[Part of a data file]

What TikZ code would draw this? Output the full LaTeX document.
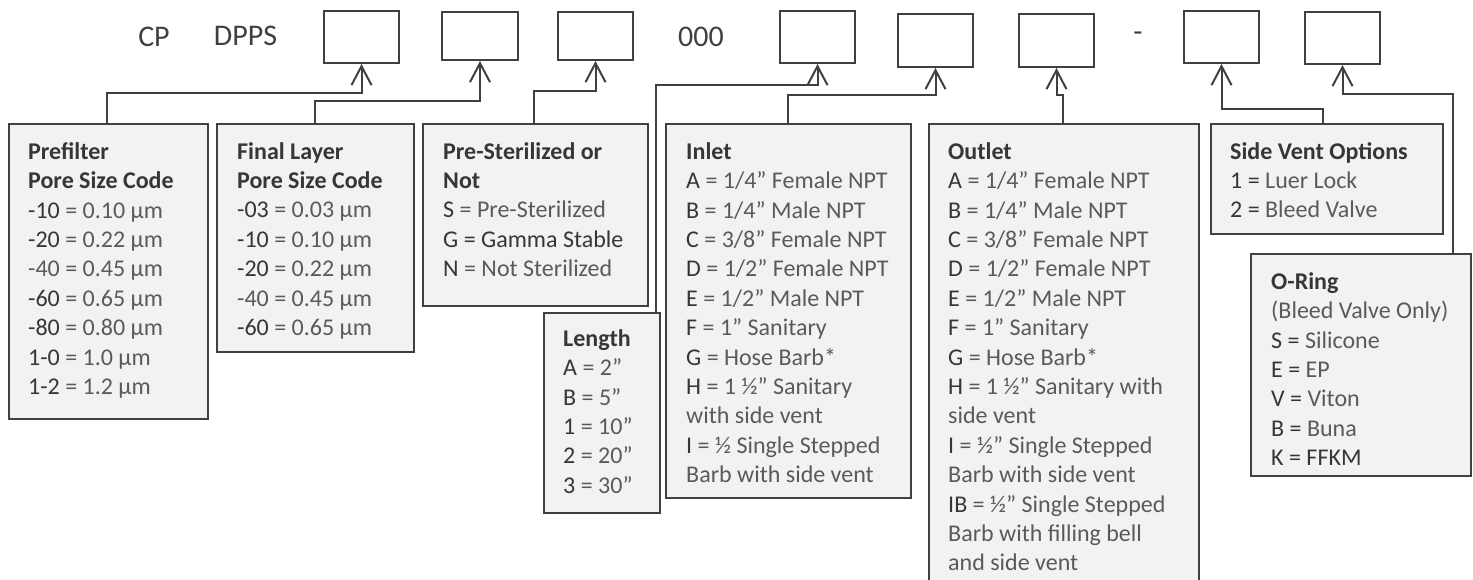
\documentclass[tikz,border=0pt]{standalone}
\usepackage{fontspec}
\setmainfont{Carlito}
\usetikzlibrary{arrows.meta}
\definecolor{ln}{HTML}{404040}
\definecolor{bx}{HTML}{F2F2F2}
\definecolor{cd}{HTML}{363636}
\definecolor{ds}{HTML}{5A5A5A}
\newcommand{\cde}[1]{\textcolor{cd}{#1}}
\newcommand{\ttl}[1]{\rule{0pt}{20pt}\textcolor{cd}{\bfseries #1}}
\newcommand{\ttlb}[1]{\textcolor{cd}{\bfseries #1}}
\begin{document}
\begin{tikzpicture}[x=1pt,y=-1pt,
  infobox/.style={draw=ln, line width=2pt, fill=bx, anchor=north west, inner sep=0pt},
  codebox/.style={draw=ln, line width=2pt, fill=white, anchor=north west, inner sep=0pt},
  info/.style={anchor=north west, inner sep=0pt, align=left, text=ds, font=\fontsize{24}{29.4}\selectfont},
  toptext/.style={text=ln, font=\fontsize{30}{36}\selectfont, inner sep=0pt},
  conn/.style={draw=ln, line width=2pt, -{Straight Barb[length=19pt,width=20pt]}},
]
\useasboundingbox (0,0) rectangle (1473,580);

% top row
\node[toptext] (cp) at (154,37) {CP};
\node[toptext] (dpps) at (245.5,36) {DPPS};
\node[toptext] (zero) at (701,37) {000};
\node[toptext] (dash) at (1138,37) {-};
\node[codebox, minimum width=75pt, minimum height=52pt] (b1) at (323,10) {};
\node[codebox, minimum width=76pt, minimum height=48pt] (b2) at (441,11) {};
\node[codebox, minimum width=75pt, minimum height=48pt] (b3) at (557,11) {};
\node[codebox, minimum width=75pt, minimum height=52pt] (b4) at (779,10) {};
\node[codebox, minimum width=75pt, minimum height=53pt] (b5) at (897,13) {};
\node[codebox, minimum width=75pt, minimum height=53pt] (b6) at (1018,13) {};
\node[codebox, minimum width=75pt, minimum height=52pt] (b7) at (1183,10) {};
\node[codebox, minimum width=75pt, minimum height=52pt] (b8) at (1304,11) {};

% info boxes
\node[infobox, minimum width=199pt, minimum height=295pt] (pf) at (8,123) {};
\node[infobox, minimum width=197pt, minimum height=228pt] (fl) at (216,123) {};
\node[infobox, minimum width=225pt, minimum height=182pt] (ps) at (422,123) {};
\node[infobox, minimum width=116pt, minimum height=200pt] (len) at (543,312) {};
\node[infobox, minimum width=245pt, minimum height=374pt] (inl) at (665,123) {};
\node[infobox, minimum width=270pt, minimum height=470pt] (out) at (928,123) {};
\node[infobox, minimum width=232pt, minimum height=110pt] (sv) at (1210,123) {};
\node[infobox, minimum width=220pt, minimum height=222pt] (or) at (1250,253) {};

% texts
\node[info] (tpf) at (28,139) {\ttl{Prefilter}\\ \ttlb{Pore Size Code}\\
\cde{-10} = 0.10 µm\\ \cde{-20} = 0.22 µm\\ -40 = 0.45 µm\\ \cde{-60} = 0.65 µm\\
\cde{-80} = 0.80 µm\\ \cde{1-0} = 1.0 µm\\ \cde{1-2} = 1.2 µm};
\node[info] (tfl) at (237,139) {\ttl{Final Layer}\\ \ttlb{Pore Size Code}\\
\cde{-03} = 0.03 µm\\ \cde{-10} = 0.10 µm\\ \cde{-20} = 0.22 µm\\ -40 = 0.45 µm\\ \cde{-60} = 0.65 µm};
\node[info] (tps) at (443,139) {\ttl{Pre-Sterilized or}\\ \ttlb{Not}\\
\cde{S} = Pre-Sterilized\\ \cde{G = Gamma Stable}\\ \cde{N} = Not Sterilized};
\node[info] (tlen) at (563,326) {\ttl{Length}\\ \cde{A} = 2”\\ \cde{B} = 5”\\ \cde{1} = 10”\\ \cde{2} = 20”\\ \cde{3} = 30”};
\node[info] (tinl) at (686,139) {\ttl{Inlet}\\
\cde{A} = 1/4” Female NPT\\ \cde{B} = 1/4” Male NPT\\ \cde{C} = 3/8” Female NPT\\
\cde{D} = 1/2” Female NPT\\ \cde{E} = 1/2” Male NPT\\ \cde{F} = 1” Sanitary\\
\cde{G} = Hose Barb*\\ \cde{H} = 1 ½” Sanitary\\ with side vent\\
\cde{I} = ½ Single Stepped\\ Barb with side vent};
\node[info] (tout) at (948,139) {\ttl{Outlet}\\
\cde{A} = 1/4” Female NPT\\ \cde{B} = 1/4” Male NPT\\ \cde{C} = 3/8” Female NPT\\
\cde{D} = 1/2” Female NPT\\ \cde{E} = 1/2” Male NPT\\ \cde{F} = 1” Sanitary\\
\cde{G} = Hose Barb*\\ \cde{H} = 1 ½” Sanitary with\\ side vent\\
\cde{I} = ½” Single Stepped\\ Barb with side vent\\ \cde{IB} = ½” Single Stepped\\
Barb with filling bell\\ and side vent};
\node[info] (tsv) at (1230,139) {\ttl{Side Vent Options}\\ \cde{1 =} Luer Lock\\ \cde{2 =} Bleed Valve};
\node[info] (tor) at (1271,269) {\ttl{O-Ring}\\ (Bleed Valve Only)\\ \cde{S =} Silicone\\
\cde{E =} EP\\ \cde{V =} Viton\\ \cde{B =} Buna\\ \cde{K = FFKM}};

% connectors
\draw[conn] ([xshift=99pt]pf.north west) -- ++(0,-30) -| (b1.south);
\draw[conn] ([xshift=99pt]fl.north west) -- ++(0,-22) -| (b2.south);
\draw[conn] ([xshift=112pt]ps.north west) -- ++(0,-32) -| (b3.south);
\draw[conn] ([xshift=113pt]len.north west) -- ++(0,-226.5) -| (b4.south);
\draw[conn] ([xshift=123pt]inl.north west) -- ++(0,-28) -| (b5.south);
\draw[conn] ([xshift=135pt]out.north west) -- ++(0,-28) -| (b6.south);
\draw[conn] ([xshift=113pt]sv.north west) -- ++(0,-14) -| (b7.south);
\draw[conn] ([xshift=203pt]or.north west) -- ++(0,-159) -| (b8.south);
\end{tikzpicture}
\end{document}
...
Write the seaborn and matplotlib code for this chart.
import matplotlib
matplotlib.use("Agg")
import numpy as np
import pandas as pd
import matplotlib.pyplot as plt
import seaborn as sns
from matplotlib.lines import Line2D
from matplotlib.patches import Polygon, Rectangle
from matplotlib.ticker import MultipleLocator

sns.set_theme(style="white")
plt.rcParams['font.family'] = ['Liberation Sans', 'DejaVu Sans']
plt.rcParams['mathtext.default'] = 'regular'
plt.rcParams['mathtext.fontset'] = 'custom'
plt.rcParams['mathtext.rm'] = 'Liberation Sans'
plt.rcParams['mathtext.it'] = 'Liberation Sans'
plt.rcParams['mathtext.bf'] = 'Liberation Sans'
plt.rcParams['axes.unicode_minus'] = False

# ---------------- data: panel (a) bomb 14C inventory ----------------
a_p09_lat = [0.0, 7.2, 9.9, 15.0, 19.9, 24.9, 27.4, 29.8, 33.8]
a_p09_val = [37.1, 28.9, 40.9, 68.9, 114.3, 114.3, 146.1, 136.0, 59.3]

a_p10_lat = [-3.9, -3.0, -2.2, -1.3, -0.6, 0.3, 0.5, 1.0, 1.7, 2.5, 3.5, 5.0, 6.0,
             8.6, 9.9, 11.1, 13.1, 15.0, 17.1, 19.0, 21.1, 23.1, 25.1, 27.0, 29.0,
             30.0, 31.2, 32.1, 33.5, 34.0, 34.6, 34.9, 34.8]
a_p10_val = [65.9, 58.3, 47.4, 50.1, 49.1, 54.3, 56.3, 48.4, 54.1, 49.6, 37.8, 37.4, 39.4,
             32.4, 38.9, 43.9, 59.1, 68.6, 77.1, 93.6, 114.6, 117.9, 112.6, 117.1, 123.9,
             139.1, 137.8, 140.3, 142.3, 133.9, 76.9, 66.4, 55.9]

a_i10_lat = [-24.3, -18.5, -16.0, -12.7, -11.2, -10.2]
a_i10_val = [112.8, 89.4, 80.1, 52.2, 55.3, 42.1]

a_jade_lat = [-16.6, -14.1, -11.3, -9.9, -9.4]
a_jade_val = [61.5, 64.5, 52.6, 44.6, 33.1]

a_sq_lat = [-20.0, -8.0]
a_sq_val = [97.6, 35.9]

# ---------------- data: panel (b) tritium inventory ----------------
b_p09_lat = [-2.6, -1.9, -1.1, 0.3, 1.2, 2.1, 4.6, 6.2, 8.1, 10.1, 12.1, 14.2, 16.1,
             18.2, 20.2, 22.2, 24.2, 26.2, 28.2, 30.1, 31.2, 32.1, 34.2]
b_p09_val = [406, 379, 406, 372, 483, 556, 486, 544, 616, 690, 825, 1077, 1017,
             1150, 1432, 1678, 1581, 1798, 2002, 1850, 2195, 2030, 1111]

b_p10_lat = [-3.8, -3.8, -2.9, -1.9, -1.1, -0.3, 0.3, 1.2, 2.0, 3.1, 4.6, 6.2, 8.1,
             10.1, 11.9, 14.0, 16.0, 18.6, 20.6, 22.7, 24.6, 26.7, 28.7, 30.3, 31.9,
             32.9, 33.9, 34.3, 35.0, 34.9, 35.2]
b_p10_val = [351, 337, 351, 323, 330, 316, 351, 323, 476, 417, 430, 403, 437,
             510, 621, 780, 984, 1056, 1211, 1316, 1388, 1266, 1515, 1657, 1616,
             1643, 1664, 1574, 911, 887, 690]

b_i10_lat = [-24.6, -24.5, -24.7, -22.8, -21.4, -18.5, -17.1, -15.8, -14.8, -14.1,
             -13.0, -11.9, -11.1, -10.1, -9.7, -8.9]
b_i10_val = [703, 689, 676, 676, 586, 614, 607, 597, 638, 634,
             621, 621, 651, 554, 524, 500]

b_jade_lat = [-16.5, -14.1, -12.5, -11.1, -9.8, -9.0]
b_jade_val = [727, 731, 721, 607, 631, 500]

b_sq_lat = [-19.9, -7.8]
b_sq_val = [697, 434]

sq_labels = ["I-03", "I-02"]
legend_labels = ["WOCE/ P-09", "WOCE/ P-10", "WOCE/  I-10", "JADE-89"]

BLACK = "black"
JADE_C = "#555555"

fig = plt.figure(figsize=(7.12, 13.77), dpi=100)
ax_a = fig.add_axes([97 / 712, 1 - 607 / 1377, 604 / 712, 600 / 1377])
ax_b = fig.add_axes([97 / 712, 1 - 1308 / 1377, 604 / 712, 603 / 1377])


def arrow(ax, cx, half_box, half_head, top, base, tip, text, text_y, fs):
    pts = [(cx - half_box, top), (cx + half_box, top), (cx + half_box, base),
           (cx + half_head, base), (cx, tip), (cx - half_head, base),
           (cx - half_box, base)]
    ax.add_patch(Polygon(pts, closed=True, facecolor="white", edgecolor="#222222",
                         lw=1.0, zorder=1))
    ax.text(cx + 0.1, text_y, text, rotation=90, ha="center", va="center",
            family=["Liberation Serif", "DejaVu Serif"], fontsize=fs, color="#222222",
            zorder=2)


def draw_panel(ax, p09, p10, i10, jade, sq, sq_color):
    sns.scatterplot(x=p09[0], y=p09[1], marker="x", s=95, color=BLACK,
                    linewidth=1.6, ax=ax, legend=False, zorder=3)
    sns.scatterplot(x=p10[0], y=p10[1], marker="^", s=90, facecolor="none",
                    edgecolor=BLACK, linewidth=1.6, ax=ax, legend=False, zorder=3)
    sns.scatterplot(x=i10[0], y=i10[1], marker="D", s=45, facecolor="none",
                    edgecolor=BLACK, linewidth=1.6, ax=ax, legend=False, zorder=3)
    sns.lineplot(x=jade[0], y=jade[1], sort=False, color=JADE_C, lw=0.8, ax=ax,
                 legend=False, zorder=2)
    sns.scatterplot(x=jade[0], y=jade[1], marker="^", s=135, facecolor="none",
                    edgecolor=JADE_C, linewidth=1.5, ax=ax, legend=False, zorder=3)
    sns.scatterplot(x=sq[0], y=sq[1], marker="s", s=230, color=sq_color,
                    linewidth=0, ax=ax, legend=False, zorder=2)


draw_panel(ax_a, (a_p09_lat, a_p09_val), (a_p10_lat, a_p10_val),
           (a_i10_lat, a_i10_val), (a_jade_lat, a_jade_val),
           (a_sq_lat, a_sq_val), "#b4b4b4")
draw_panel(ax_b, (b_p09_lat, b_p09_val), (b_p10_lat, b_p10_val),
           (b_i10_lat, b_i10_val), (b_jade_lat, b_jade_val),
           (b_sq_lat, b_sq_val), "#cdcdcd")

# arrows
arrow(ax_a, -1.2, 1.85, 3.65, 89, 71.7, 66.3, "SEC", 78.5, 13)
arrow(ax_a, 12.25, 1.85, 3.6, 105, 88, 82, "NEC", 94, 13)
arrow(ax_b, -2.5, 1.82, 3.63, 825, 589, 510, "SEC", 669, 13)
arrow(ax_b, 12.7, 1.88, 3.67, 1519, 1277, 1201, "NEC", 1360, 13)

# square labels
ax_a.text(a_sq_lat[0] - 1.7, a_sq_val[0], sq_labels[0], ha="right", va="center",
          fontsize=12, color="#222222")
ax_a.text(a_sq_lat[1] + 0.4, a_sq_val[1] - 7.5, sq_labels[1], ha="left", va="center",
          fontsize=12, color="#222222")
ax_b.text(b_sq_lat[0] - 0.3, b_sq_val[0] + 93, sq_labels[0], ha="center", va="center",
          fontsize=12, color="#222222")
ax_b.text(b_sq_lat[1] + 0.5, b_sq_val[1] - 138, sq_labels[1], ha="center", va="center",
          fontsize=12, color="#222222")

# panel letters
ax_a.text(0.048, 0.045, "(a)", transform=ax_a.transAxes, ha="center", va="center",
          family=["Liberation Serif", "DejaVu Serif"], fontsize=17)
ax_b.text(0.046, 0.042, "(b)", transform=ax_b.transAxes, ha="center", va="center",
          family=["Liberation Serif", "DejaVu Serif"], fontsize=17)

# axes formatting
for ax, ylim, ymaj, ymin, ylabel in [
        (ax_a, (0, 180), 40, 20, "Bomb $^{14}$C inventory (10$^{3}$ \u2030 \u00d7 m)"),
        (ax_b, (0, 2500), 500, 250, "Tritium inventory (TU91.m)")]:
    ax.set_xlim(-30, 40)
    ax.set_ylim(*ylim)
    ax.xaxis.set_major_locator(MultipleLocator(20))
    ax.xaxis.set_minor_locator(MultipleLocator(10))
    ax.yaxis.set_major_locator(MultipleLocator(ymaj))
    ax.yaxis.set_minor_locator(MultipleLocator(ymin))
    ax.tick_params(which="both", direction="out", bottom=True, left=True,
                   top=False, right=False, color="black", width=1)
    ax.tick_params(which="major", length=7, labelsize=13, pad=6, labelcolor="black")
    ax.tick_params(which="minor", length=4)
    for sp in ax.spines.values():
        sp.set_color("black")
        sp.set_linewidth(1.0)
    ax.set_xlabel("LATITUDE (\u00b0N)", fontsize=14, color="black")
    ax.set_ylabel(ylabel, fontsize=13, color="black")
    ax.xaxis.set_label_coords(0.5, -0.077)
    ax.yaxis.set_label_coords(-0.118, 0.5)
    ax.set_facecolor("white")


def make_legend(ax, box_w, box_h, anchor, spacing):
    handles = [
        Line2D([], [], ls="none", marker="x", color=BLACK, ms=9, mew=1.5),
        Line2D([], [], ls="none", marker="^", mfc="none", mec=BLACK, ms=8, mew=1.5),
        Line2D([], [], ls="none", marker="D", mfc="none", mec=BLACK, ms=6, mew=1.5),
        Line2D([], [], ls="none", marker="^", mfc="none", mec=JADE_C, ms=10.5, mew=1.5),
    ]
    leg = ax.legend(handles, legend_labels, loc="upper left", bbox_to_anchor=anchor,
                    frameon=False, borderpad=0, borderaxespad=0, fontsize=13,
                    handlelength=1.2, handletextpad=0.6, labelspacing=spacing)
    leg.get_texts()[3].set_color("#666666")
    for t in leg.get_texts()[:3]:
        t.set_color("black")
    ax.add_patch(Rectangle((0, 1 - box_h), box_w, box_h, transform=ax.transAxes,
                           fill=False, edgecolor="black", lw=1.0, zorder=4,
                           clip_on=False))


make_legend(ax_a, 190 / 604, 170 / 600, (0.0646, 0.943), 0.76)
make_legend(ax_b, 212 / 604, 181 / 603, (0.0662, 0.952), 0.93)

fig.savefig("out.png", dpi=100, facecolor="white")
==
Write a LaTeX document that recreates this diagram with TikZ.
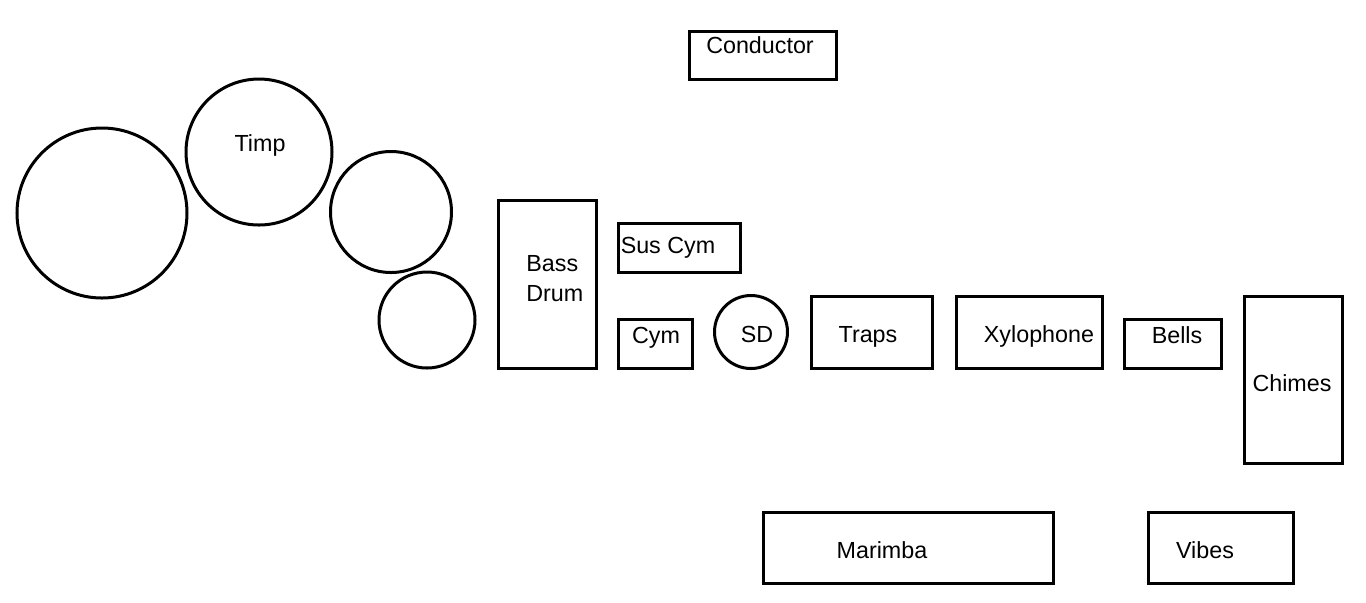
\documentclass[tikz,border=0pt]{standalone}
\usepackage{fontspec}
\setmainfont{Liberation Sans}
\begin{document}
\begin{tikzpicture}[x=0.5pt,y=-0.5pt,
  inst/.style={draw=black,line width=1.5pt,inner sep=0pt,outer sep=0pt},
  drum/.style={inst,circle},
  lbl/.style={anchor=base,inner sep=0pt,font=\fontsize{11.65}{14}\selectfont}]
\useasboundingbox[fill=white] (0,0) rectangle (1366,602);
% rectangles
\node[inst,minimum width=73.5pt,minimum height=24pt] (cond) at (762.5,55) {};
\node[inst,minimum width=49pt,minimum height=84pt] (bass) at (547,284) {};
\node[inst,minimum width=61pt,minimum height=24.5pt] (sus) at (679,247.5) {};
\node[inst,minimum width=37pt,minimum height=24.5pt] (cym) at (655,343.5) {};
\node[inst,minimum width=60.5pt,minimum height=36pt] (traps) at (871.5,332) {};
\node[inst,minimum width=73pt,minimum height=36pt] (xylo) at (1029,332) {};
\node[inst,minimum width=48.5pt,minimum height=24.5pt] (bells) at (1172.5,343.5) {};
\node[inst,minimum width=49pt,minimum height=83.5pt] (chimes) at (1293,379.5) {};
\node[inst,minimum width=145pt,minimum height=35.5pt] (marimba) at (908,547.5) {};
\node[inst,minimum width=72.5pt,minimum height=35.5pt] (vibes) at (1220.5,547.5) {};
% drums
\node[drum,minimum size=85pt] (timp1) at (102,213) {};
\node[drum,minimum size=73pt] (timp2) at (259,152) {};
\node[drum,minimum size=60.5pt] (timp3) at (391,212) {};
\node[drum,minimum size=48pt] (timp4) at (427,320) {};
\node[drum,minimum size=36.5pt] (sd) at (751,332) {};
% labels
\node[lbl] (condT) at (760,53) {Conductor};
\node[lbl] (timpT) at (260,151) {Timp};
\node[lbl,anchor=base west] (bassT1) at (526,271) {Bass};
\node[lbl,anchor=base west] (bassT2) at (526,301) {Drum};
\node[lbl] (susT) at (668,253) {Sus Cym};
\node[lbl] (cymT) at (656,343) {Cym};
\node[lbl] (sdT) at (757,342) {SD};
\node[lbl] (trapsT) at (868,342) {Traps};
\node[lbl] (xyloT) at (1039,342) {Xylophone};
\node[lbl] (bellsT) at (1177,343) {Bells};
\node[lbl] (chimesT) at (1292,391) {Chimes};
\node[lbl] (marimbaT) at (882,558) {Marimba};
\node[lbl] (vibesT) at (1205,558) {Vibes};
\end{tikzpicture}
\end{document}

**Goal:** Provide the number of lines containing the string "matplotlib", with no other output.

**Response for this exercise:** 7